In general, I agree with the direction of making warning messages more structured internally, I just want to avoid confusions about when to emit notes when to add a reason etc. Preferably, we should have clear guidelines on these.

tl;dr I don’t think there’s a clear boundary between the two, and it will take time to produce advice. For now, we should continue to write notes, as the new diagnostic model is far off into the horizon. A summary should be considered the headline of the diagnostic, such as candidate template ignored; and the reason should be what follows that, such as expected a type, got a class template.

Ideally, when in structured output mode, notes would become a part of the error/warning/remark. Although it conflates a few ideas, the web-based section of my original proposal demos the distinction between a summary, a reason, and context (notes are a form of context). If you’re interested in the phrasing component, please head over to Let’s get Clang diagnostics translatable! for that discussion.

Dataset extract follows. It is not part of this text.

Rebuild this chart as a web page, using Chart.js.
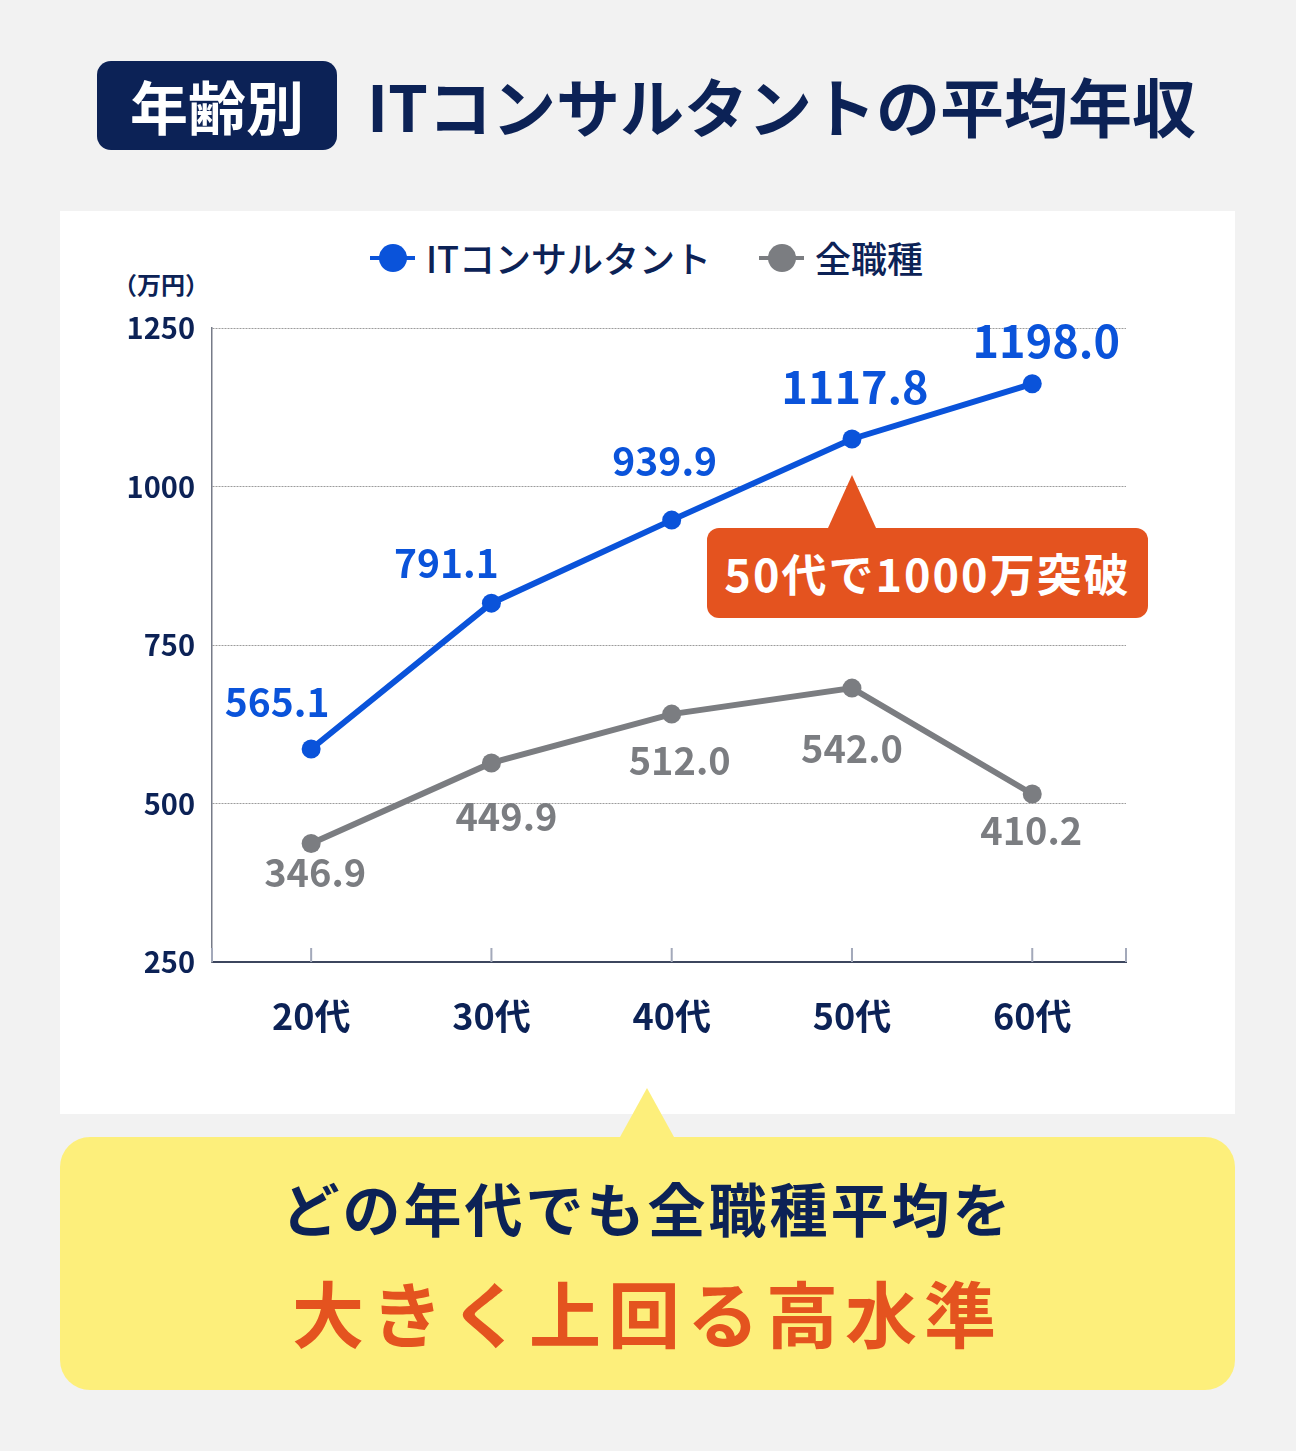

SARIF doesn’t yet support the model I’d like to see, but here’s what it would roughly look like as an arbitrary JSON object:

{
  "summary": "we couldn't instantiate `llvm::sort(Locations)`",
  "source_location": {
    "path": "/tmp/llvm-project/clang/lib/Lex.cpp",
    "line": 512,
    "column": 81
  },
  "reason": "`llvm::sort` tried to add `std::list<SourceLocation>::iterator` with an `int `, but we can't find an appropriate `operator+` overload.",
  "snippet": "...",
  "notes": [
    // contains overload candidates, template instantiation (if necessary)
  ]
}

There are various things about phrasing and diagnostic emission order here that make the above example substantially different to the status quo, and those are off-topic here. What is interesting in this discussion is that the summary explains what is wrong (we couldn’t instantiate a template), and the reason augments the summary by briefly explaining why compilation failed (the template does something our parameter doesn’t support). Notes are then used to provide additional, probably more detailed, insight into the problem.